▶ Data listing
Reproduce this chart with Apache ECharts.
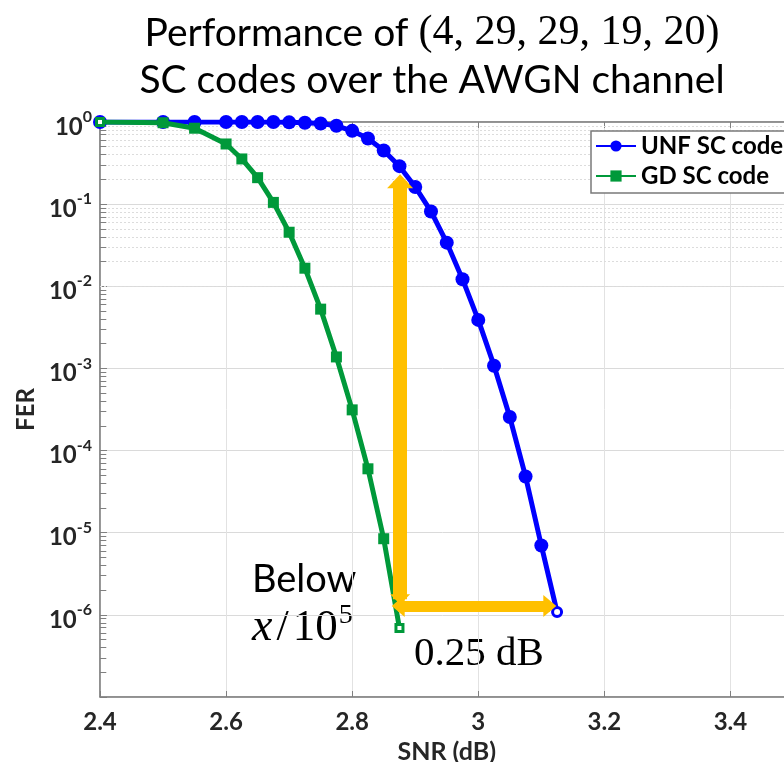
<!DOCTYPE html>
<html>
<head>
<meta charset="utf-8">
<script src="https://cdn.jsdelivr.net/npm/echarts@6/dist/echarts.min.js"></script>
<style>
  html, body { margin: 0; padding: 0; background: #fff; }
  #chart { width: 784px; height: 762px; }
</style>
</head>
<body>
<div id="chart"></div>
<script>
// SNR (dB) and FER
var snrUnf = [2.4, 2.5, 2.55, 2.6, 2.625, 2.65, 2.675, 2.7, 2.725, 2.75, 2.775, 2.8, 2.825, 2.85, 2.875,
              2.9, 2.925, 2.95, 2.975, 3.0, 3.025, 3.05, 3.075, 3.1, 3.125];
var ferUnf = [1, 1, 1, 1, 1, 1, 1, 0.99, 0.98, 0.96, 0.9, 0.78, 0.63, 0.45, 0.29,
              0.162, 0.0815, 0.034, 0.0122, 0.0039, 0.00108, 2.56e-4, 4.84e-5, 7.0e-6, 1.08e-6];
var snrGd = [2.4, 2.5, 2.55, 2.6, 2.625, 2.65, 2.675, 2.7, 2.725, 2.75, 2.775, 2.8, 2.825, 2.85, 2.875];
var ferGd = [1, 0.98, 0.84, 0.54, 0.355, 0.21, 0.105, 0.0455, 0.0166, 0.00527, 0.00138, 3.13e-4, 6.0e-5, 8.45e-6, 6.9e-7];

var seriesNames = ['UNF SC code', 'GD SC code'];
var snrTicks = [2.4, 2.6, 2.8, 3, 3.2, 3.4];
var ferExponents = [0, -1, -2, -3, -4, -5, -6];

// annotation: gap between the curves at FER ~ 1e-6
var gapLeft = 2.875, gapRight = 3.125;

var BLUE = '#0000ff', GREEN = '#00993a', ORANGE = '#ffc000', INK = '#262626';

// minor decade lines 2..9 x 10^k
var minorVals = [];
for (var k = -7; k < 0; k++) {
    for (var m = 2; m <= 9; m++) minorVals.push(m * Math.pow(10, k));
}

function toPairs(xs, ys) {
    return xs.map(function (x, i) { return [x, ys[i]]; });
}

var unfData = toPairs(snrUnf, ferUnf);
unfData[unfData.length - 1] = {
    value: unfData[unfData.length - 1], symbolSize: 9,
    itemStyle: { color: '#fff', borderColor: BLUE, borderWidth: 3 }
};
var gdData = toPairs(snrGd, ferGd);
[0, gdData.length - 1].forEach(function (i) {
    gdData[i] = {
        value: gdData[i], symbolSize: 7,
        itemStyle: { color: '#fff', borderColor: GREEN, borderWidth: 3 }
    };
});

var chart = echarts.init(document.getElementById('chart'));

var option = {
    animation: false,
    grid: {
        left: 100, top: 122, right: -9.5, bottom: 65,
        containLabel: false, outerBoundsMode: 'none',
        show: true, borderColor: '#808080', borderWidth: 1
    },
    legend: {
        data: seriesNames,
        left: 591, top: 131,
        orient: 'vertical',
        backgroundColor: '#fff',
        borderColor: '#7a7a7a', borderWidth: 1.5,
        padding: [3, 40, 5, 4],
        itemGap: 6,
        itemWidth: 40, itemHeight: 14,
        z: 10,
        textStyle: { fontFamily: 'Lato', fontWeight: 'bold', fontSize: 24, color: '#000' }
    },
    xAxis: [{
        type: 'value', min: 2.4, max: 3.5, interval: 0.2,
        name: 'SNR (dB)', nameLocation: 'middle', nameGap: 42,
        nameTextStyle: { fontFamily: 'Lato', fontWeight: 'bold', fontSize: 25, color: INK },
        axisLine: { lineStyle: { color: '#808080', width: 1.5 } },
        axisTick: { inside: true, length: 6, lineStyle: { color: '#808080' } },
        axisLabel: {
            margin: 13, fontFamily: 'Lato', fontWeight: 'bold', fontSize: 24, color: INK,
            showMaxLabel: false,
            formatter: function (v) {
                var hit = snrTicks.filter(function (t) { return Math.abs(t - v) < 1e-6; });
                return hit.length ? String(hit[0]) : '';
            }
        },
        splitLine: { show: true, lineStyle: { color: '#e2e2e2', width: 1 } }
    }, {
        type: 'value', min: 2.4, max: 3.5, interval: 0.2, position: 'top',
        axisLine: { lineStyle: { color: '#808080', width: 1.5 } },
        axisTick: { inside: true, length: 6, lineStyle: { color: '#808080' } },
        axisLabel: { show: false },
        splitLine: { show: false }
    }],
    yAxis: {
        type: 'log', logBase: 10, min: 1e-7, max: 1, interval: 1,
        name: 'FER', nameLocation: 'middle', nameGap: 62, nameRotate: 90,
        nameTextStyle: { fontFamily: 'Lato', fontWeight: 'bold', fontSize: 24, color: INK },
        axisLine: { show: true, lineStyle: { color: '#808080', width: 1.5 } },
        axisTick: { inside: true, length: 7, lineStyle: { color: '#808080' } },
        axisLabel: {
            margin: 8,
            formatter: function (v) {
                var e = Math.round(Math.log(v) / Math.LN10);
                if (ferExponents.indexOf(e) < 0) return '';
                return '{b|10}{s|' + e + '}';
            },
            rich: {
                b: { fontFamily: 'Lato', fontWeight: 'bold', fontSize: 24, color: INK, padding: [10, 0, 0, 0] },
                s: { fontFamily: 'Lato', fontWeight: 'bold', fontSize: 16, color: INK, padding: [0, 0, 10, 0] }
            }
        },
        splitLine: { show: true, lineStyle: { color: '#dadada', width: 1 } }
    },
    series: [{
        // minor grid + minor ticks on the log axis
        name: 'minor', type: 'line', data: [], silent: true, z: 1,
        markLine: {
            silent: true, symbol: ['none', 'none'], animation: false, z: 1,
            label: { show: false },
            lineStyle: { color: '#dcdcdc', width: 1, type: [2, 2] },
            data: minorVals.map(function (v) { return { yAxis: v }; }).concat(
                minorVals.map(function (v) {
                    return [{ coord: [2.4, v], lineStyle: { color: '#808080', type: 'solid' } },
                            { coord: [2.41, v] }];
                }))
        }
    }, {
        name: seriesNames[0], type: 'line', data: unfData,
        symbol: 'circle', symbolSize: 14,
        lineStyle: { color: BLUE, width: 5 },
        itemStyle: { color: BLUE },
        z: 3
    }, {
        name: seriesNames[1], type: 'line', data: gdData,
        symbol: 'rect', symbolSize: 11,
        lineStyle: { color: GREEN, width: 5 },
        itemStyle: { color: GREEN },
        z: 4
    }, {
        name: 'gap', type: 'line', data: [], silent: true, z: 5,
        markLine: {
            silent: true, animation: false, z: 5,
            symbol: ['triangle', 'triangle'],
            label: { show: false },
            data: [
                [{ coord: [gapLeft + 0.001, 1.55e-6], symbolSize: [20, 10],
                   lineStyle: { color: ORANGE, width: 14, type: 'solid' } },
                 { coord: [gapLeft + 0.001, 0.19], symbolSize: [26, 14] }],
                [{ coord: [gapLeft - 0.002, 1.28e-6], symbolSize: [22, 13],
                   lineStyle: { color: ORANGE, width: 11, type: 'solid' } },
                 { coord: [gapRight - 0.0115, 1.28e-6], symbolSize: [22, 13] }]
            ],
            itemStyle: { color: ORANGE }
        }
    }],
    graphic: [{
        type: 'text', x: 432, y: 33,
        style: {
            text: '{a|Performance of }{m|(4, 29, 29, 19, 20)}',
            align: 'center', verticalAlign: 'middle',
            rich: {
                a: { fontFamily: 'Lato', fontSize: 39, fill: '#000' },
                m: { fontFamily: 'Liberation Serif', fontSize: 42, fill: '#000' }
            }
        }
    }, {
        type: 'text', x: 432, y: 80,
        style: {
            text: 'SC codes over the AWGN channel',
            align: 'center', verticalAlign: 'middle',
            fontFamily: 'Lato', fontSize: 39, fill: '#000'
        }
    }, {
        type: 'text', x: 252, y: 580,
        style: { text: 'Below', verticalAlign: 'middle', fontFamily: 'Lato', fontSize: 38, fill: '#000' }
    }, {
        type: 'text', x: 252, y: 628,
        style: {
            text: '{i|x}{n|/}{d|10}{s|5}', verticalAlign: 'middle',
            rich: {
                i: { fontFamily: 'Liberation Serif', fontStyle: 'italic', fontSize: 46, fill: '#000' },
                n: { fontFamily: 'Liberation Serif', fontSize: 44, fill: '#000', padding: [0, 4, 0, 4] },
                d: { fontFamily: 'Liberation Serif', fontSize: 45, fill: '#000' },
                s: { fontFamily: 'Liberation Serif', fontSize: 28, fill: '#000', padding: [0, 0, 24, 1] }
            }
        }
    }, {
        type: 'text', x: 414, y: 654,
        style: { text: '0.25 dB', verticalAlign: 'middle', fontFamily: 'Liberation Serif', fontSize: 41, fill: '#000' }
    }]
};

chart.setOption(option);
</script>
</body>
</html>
--
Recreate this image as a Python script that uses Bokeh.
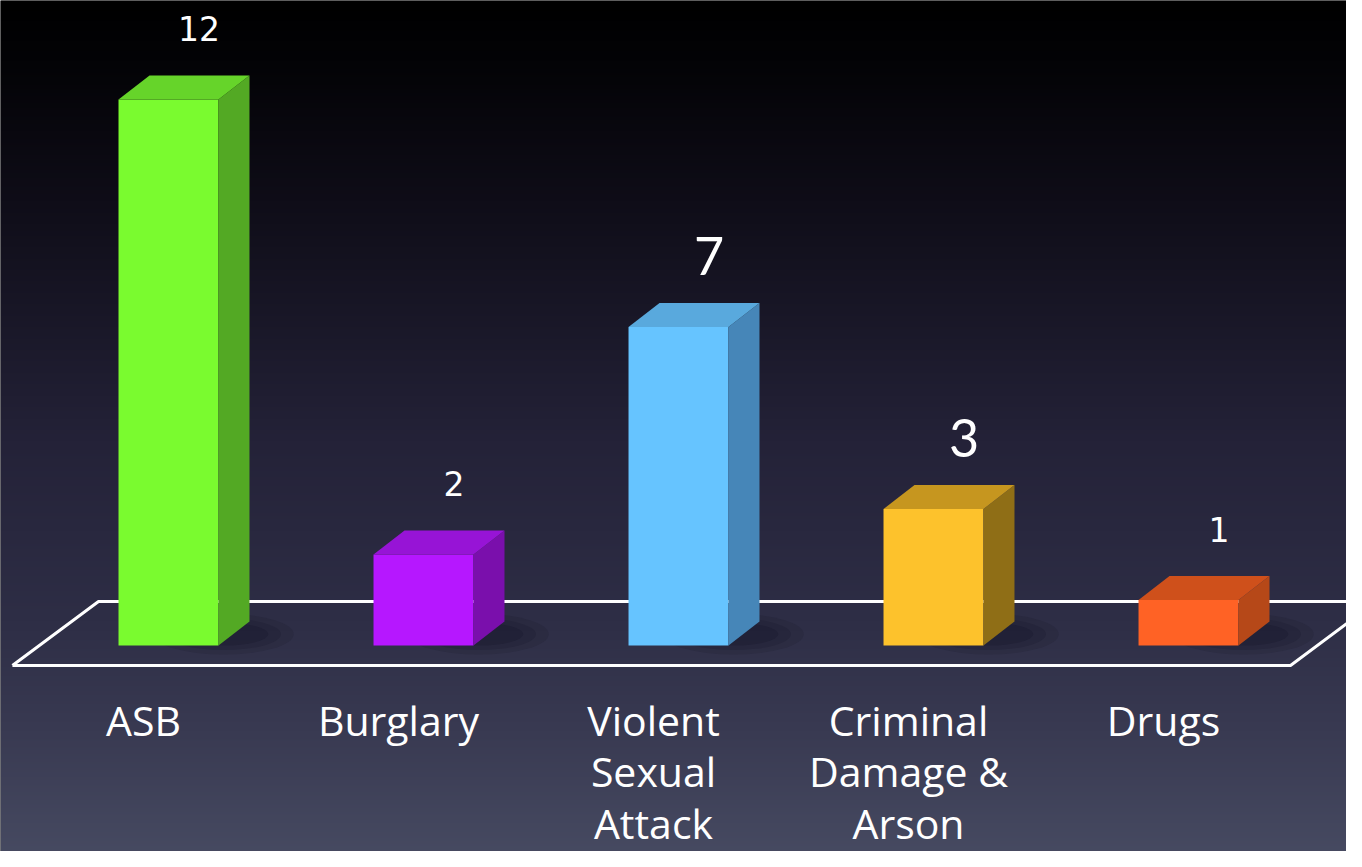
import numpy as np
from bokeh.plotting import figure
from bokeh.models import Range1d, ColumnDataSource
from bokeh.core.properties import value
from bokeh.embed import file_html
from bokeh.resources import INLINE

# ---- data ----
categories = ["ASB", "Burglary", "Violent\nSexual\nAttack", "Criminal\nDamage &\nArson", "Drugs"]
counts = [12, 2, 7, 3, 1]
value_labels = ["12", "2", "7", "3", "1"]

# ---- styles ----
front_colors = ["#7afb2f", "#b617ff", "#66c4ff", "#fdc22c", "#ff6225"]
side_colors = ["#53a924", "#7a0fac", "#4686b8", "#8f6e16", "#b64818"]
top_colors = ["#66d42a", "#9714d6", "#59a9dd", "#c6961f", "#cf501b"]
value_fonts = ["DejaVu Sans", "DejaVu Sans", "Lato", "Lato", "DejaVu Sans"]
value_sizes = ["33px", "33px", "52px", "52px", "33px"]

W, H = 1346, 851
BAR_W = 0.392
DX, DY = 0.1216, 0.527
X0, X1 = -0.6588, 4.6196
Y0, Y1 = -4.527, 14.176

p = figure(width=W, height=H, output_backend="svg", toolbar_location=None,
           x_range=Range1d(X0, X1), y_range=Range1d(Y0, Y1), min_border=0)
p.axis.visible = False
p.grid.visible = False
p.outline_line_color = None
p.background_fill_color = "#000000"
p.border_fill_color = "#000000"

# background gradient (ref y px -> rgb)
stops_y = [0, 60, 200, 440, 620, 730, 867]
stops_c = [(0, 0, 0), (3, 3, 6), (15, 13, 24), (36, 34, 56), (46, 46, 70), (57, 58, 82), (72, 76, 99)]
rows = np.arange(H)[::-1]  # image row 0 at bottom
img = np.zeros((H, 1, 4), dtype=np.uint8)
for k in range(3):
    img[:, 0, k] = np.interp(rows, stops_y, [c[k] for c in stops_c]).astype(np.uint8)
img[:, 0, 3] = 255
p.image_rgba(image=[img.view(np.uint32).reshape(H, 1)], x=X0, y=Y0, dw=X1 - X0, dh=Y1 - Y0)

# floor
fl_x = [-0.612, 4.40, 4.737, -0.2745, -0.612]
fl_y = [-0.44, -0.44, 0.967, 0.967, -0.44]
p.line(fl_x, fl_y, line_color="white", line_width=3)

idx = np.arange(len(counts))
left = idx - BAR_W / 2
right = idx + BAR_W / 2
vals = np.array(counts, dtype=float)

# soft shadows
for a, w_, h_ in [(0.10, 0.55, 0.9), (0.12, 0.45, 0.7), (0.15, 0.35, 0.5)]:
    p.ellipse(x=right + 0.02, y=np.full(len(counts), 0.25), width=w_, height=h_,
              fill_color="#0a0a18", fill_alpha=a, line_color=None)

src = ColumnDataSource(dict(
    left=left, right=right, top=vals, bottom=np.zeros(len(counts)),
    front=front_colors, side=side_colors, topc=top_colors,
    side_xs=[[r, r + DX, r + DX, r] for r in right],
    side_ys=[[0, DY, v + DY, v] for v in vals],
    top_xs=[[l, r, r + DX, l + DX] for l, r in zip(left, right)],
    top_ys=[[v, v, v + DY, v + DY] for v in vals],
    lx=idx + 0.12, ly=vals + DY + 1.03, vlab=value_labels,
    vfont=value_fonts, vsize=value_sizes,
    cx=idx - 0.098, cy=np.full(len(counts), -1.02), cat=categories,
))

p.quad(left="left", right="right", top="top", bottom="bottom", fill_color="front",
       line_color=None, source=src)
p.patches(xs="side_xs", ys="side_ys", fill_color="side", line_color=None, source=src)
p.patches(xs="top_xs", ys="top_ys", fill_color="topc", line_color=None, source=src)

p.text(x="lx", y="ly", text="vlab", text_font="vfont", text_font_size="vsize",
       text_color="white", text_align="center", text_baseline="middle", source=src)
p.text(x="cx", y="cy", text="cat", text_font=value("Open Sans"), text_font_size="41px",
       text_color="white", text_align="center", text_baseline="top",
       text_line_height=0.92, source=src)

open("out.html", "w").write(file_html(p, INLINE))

▶ Required task
Of the lines above, copy only those from the one holding "Reproduce this chart with Apache ECharts." to the one holding "var gapLeft = 2.875, gapRight = 3.125;", both included, and exclude every image.

▶ Answer in full
Reproduce this chart with Apache ECharts.
<!DOCTYPE html>
<html>
<head>
<meta charset="utf-8">
<script src="https://cdn.jsdelivr.net/npm/echarts@6/dist/echarts.min.js"></script>
<style>
  html, body { margin: 0; padding: 0; background: #fff; }
  #chart { width: 784px; height: 762px; }
</style>
</head>
<body>
<div id="chart"></div>
<script>
// SNR (dB) and FER
var snrUnf = [2.4, 2.5, 2.55, 2.6, 2.625, 2.65, 2.675, 2.7, 2.725, 2.75, 2.775, 2.8, 2.825, 2.85, 2.875,
              2.9, 2.925, 2.95, 2.975, 3.0, 3.025, 3.05, 3.075, 3.1, 3.125];
var ferUnf = [1, 1, 1, 1, 1, 1, 1, 0.99, 0.98, 0.96, 0.9, 0.78, 0.63, 0.45, 0.29,
              0.162, 0.0815, 0.034, 0.0122, 0.0039, 0.00108, 2.56e-4, 4.84e-5, 7.0e-6, 1.08e-6];
var snrGd = [2.4, 2.5, 2.55, 2.6, 2.625, 2.65, 2.675, 2.7, 2.725, 2.75, 2.775, 2.8, 2.825, 2.85, 2.875];
var ferGd = [1, 0.98, 0.84, 0.54, 0.355, 0.21, 0.105, 0.0455, 0.0166, 0.00527, 0.00138, 3.13e-4, 6.0e-5, 8.45e-6, 6.9e-7];

var seriesNames = ['UNF SC code', 'GD SC code'];
var snrTicks = [2.4, 2.6, 2.8, 3, 3.2, 3.4];
var ferExponents = [0, -1, -2, -3, -4, -5, -6];

// annotation: gap between the curves at FER ~ 1e-6
var gapLeft = 2.875, gapRight = 3.125;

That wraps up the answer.